Dataset section:
[start]
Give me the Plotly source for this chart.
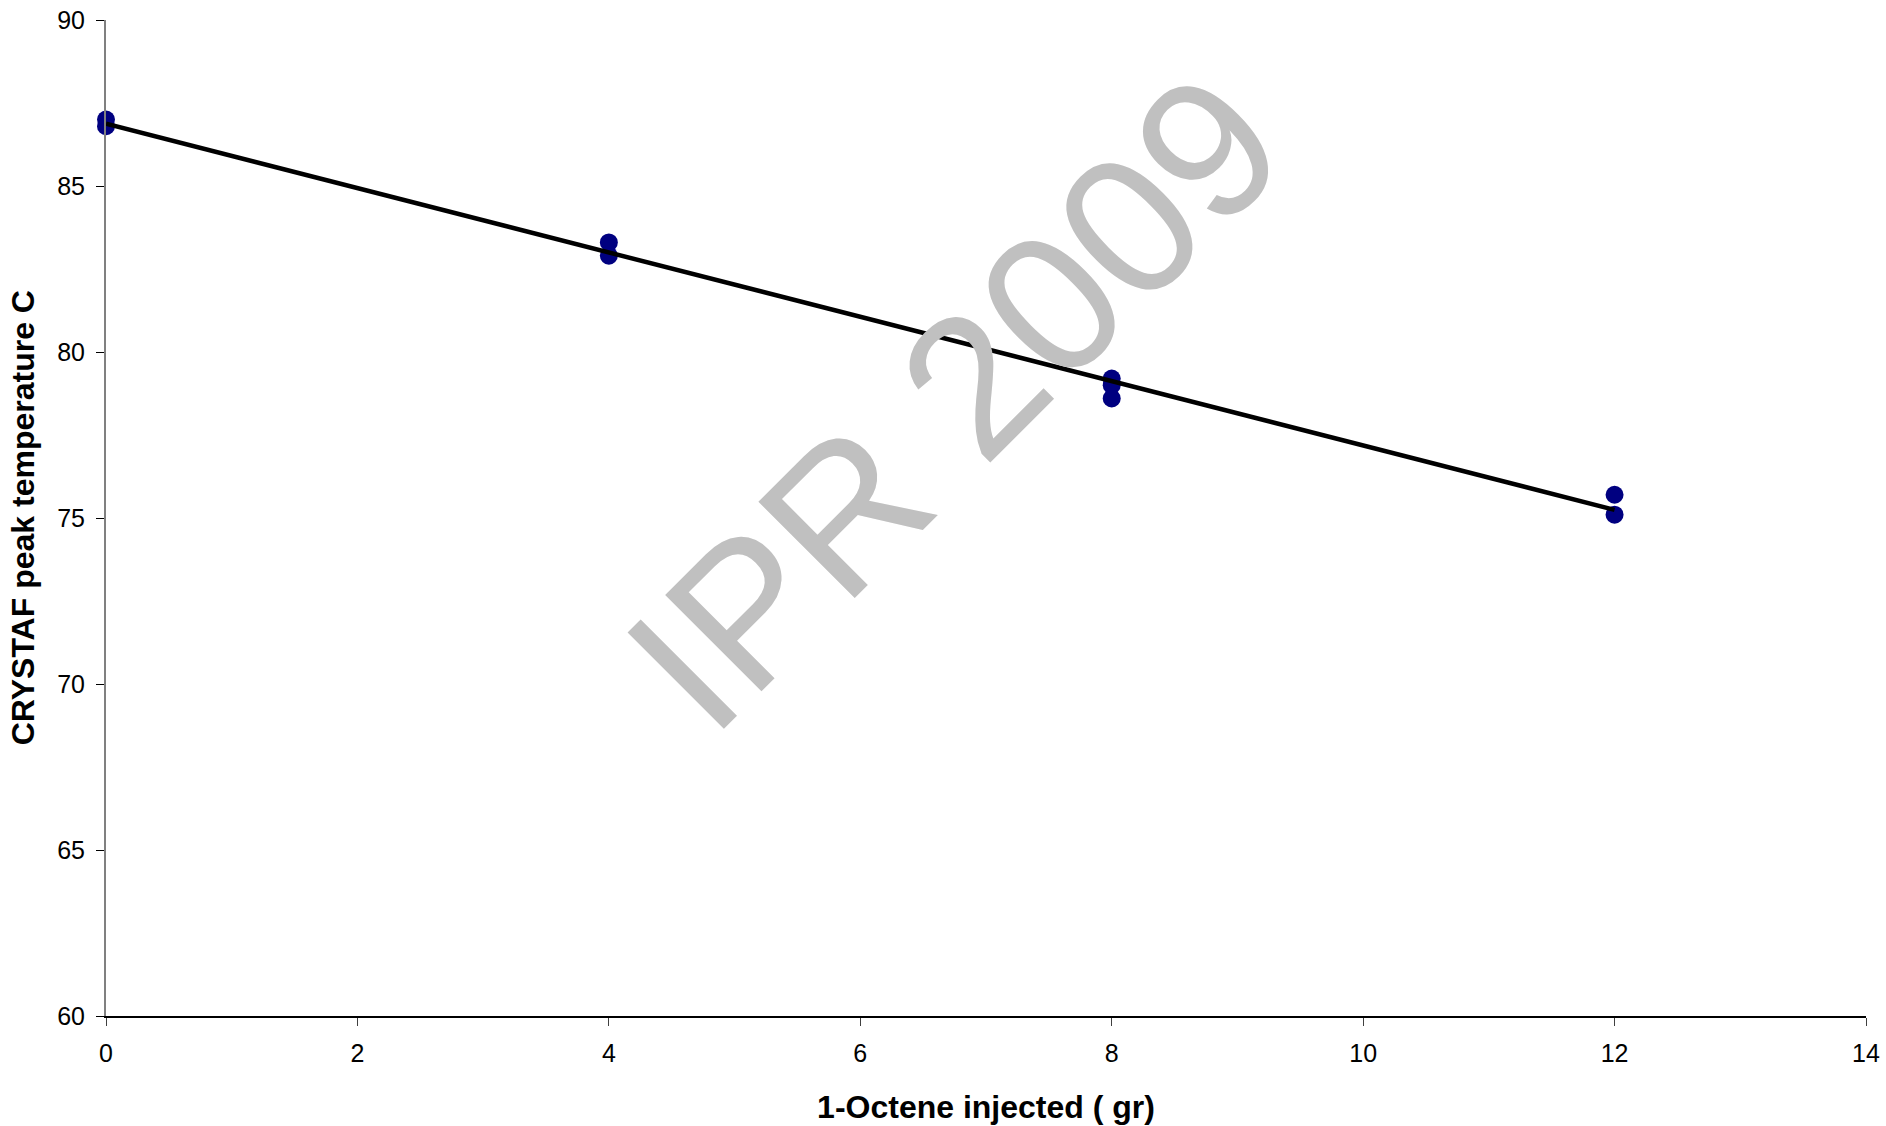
import numpy as np
import plotly.graph_objects as go

# Data
octene_gr = [0, 0, 4, 4, 8, 8, 8, 12, 12]
crystaf_peak_C = [87.0, 86.8, 83.3, 82.9, 79.2, 79.0, 78.6, 75.7, 75.1]

x_ticks = [0, 2, 4, 6, 8, 10, 12, 14]
y_ticks = [60, 65, 70, 75, 80, 85, 90]

# Linear trendline fitted on the data
slope, intercept = np.polyfit(octene_gr, crystaf_peak_C, 1)
trend_x = [min(octene_gr), max(octene_gr)]
trend_y = [intercept + slope * v for v in trend_x]

fig = go.Figure()
fig.add_trace(go.Scatter(
    x=octene_gr, y=crystaf_peak_C, mode="markers",
    marker=dict(color="#000080", size=18, line=dict(width=0)),
    showlegend=False, cliponaxis=False,
))
fig.add_trace(go.Scatter(
    x=trend_x, y=trend_y, mode="lines",
    line=dict(color="black", width=4.5),
    showlegend=False, cliponaxis=False,
))

fig.add_annotation(
    text="IPR 2009", x=6.75, y=78.5, xref="x", yref="y",
    showarrow=False, textangle=-45,
    font=dict(family="Liberation Sans, Arial", size=198, color="#c0c0c0"),
    xanchor="center", yanchor="middle",
)

# Y axis title placed as rotated text left of the tick labels
fig.add_annotation(
    text="<b>CRYSTAF peak temperature C</b>", x=-0.047, y=0.5,
    xref="paper", yref="paper", showarrow=False, textangle=-90,
    font=dict(size=32), xanchor="center", yanchor="middle",
)

font = "Liberation Sans, Arial, sans-serif"
fig.update_layout(
    width=1886, height=1126,
    margin=dict(l=106, r=20, t=20, b=110),
    paper_bgcolor="white", plot_bgcolor="white",
    font=dict(family=font, color="black"),
    xaxis=dict(
        range=[0, 14], tickvals=x_ticks, ticks="outside", ticklen=8,
        tickcolor="#404040", showline=True, linecolor="black", linewidth=2,
        showgrid=False, zeroline=False, tickfont=dict(size=25),
        ticklabelstandoff=6, automargin=False,
        title=dict(text="<b>1-Octene injected ( gr)</b>", font=dict(size=32), standoff=30),
    ),
    yaxis=dict(
        range=[60, 90], tickvals=y_ticks, ticks="outside", ticklen=8,
        tickcolor="black", showline=True, linecolor="#808080", linewidth=2,
        showgrid=False, zeroline=False, tickfont=dict(size=25),
        ticklabelstandoff=6, automargin=False,
    ),
)

fig.write_html("out.html")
[end]
What the task asks: Show every line that contains the word "chart".

Complete response:
Give me the Plotly source for this chart.

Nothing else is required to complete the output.